British television series

The Confessions of Frannie Langton is a four-part British period drama television series based on the novel by Sara Collins, adapted by Collins herself and produced by Drama Republic for ITV. It premiered on 8 December 2022 as part of the inaugural slate of dramas on the new ITVX streaming service. In the US, the series premiered on BritBox US on 8 March 2023.

==Cast==
===Main===
- Karla-Simone Spence as Frannie Langton
  - Keira Chansa as Teen Frannie
  - Caelan Best as Young Frannie
- Sophie Cookson as Madame Marguerite Benham
- Stephen Campbell Moore as George Benham
- Patrick Martins as Olaudah "Laddie" Cambridge
- Pooky Quesnel as Linux
- Amarah-Jae St. Aubyn as Sal
- Henry Pettigrew as William Pettigrew
- Jodhi May as Hephzibah "Hep" Elliot
- Steven Mackintosh as John Langton

===Supporting===
- Lydia Page as Pru
- Mina Andala as Phibba
- James Alexandrou as Constable Meek
- Lou Broadbent as Miss Bella Langton
- Lauren Conroy as Martha
- T'Shan Williams as Calliope
- Martin Fisher as Sir Percy Benham

==Production==
===Development===
It was announced in August 2020 that ITV had commissioned an adaptation of Collins' novel, marking ITV's first commission from Drama Republic. Collins herself would adapt and executive produce the work alongside Greg Brenman and Rebecca de Souza also executive producing and Carol Harding producing. Andrea Harkin would direct the drama.

===Casting===
In August 2021, it was announced Karla-Simone Spence, Sophie Cookson, and Patrick Martins would star in the series with Spence taking the titular role. Stephen Campbell Moore, Steven Mackintosh, and Henry Pettigrew had also joined the cast.

===Filming===
Receiving support from Screen Yorkshire and Production Intelligence, filming began in August 2021 and wrapped in November. Markéta Korinkova designed the sets for the series.
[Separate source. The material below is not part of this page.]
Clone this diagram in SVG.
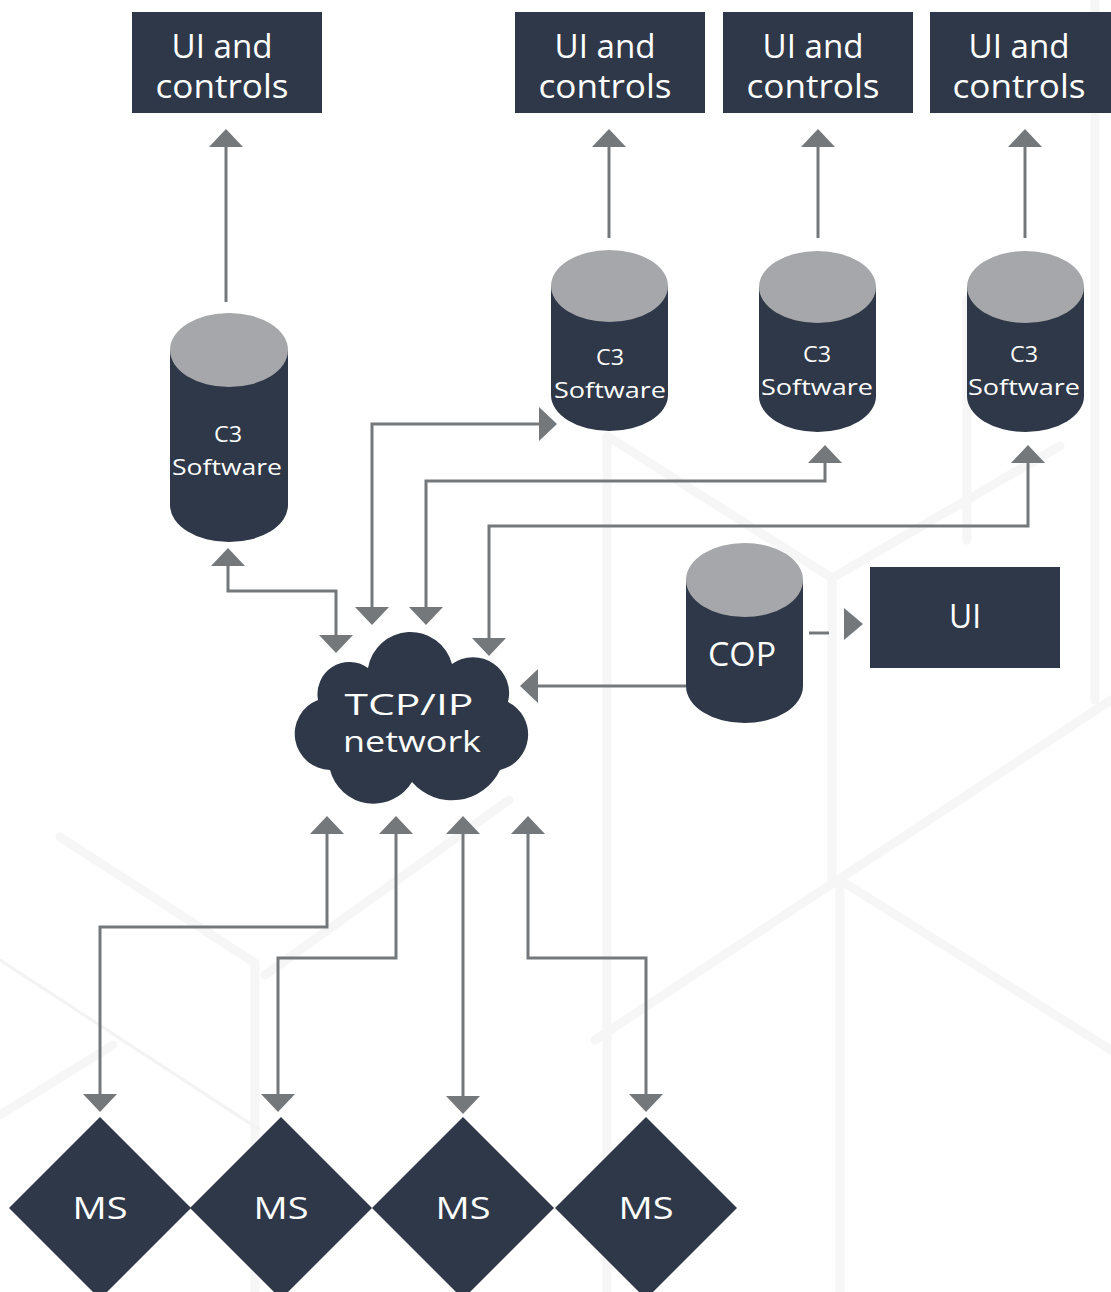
<svg xmlns="http://www.w3.org/2000/svg" width="1111" height="1292" viewBox="0 0 1111 1292">
<defs>
<style>
.dk{fill:#2f3848}
.top{fill:#a6a7aa}
.t{fill:#ffffff;font-family:"Open Sans","Noto Sans","Liberation Sans",sans-serif;text-anchor:middle}
.t32{font-size:32px}
.t22{font-size:22px}
.cn{fill:none;stroke:#75787b;stroke-width:3}
.ah{fill:#75787b}
.bg{fill:none;stroke:#f6f6f7;stroke-width:9;stroke-linecap:round;stroke-linejoin:round}
.bg2{fill:none;stroke:#f3f3f4;stroke-width:3}
</style>
<marker id="arr" viewBox="0 0 18 34" refX="0" refY="17" markerWidth="18" markerHeight="34" markerUnits="userSpaceOnUse" orient="auto-start-reverse">
<path d="M0,0 L18,17 L0,34 Z" fill="#75787b"/>
</marker>
</defs>
<rect width="1111" height="1292" fill="#ffffff"/>

<g id="background">
<path class="bg" d="M607,436 V1292"/>
<path class="bg" d="M832,578 V880"/>
<path class="bg" d="M607,436 L832,578 L1060,446"/>
<path class="bg" d="M967,300 V540"/>
<path class="bg" d="M1095,0 V700"/>
<path class="bg" d="M60,837 L255,963 V1292"/>
<path class="bg" d="M265,975 L509,800"/>
<path class="bg" d="M595,1040 L1111,700"/>
<path class="bg" d="M113,1045 L0,1115"/>
<path class="bg" d="M840,880 L1111,1050"/>
<path class="bg" d="M840,880 V1292"/>
<path class="bg2" d="M0,960 L260,1130"/>
</g>

<g id="connectors">
<path class="cn" d="M226,302 V147" marker-end="url(#arr)"/>
<path class="cn" d="M609,238 V147" marker-end="url(#arr)"/>
<path class="cn" d="M818,238 V147" marker-end="url(#arr)"/>
<path class="cn" d="M1025,238 V147" marker-end="url(#arr)"/>
<path class="cn" d="M228,566 V591 H336 V635" marker-start="url(#arr)" marker-end="url(#arr)"/>
<path class="cn" d="M372,607 V424 H539" marker-start="url(#arr)" marker-end="url(#arr)"/>
<path class="cn" d="M426,607 V481 H825 V463" marker-start="url(#arr)" marker-end="url(#arr)"/>
<path class="cn" d="M489,638 V526 H1028 V463" marker-start="url(#arr)" marker-end="url(#arr)"/>
<path class="cn" d="M686,686 H538" marker-end="url(#arr)"/>
<path class="cn" d="M809,633 H829"/>
<polygon class="ah" points="844,608 863,624 844,640"/>
<path class="cn" d="M327,834 V927 H100 V1094" marker-start="url(#arr)" marker-end="url(#arr)"/>
<path class="cn" d="M396,834 V958 H278 V1094" marker-start="url(#arr)" marker-end="url(#arr)"/>
<path class="cn" d="M463,834 V1096" marker-start="url(#arr)" marker-end="url(#arr)"/>
<path class="cn" d="M528,834 V958 H646 V1094" marker-start="url(#arr)" marker-end="url(#arr)"/>
</g>

<g id="ui1">
<rect class="dk" x="132" y="12" width="190" height="101"/>
<text class="t t32" x="222" y="58" textLength="101" lengthAdjust="spacingAndGlyphs">UI and</text>
<text class="t t32" x="222" y="98" textLength="133" lengthAdjust="spacingAndGlyphs">controls</text>
</g>
<g id="ui2">
<rect class="dk" x="515" y="12" width="190" height="101"/>
<text class="t t32" x="605" y="58" textLength="101" lengthAdjust="spacingAndGlyphs">UI and</text>
<text class="t t32" x="605" y="98" textLength="133" lengthAdjust="spacingAndGlyphs">controls</text>
</g>
<g id="ui3">
<rect class="dk" x="723" y="12" width="190" height="101"/>
<text class="t t32" x="813" y="58" textLength="101" lengthAdjust="spacingAndGlyphs">UI and</text>
<text class="t t32" x="813" y="98" textLength="133" lengthAdjust="spacingAndGlyphs">controls</text>
</g>
<g id="ui4">
<rect class="dk" x="930" y="12" width="181" height="101"/>
<text class="t t32" x="1019" y="58" textLength="101" lengthAdjust="spacingAndGlyphs">UI and</text>
<text class="t t32" x="1019" y="98" textLength="133" lengthAdjust="spacingAndGlyphs">controls</text>
</g>

<g id="c3a">
<path class="dk" d="M170,350 V505 A59,37 0 0 0 288,505 V350 Z"/>
<ellipse class="top" cx="229" cy="350" rx="59" ry="37"/>
<text class="t t22" x="228" y="442" textLength="28" lengthAdjust="spacingAndGlyphs">C3</text>
<text class="t t22" x="227" y="475" textLength="110" lengthAdjust="spacingAndGlyphs">Software</text>
</g>
<g id="c3b">
<path class="dk" d="M551,286 V395 A58.5,36 0 0 0 668,395 V286 Z"/>
<ellipse class="top" cx="609.5" cy="286" rx="58.5" ry="36"/>
<text class="t t22" x="610" y="365" textLength="28" lengthAdjust="spacingAndGlyphs">C3</text>
<text class="t t22" x="610" y="398" textLength="112" lengthAdjust="spacingAndGlyphs">Software</text>
</g>
<g id="c3c">
<path class="dk" d="M759,287 V396 A58.5,36 0 0 0 876,396 V287 Z"/>
<ellipse class="top" cx="817.5" cy="287" rx="58.5" ry="36"/>
<text class="t t22" x="817" y="362" textLength="28" lengthAdjust="spacingAndGlyphs">C3</text>
<text class="t t22" x="817" y="395" textLength="112" lengthAdjust="spacingAndGlyphs">Software</text>
</g>
<g id="c3d">
<path class="dk" d="M967,287 V396 A58.5,36 0 0 0 1084,396 V287 Z"/>
<ellipse class="top" cx="1025.5" cy="287" rx="58.5" ry="36"/>
<text class="t t22" x="1024" y="362" textLength="28" lengthAdjust="spacingAndGlyphs">C3</text>
<text class="t t22" x="1024" y="395" textLength="112" lengthAdjust="spacingAndGlyphs">Software</text>
</g>

<g id="cop">
<path class="dk" d="M686,580 V686 A58.5,37 0 0 0 803,686 V580 Z"/>
<ellipse class="top" cx="744.5" cy="580" rx="58.5" ry="37"/>
<text class="t t32" x="742" y="666" textLength="68" lengthAdjust="spacingAndGlyphs">COP</text>
</g>
<g id="ui5">
<rect class="dk" x="870" y="567" width="190" height="101"/>
<text class="t t32" x="965" y="628" textLength="32" lengthAdjust="spacingAndGlyphs">UI</text>
</g>

<g id="network">
<path class="dk" d="M318,700 A32,32 0 0 1 368,668 A43,43 0 0 1 452,664 A36,36 0 0 1 508,702 A36.4,36.4 0 0 1 500,770 A53,53 0 0 1 412,782 A45,45 0 0 1 330,770 A36.2,36.2 0 0 1 318,700 Z"/>
<text class="t" style="font-size:30px" x="409" y="715" textLength="129" lengthAdjust="spacingAndGlyphs">TCP/IP</text>
<text class="t" style="font-size:30px" x="412" y="752" textLength="138" lengthAdjust="spacingAndGlyphs">network</text>
</g>

<g id="ms1">
<polygon class="dk" points="100,1117 191,1208 100,1299 9,1208"/>
<text class="t" style="font-size:31px" x="100" y="1219" textLength="55" lengthAdjust="spacingAndGlyphs">MS</text>
</g>
<g id="ms2">
<polygon class="dk" points="281,1117 372,1208 281,1299 190,1208"/>
<text class="t" style="font-size:31px" x="281" y="1219" textLength="55" lengthAdjust="spacingAndGlyphs">MS</text>
</g>
<g id="ms3">
<polygon class="dk" points="463,1117 554,1208 463,1299 372,1208"/>
<text class="t" style="font-size:31px" x="463" y="1219" textLength="55" lengthAdjust="spacingAndGlyphs">MS</text>
</g>
<g id="ms4">
<polygon class="dk" points="646,1117 737,1208 646,1299 555,1208"/>
<text class="t" style="font-size:31px" x="646" y="1219" textLength="55" lengthAdjust="spacingAndGlyphs">MS</text>
</g>
</svg>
Principal photography took place across Yorkshire at locations such as the former post office on Lendal in York, Duncombe Park, Dewsbury Town Hall, South Parade, Wakefield, Dalton Mills, Hull Old Town, Kingston upon Hull, Temple Newsam, Versa Studios in Leeds, York Mansion House, Bramham Park and Sledmere House.

==Reception==
The series received positive reviews. Karina Adelgaard of Womentainment opined that despite having LGBTQ characters dying – known as the "bury your gays" trope – the "unapologetic" love story, paired with staying true to the time period, makes it work.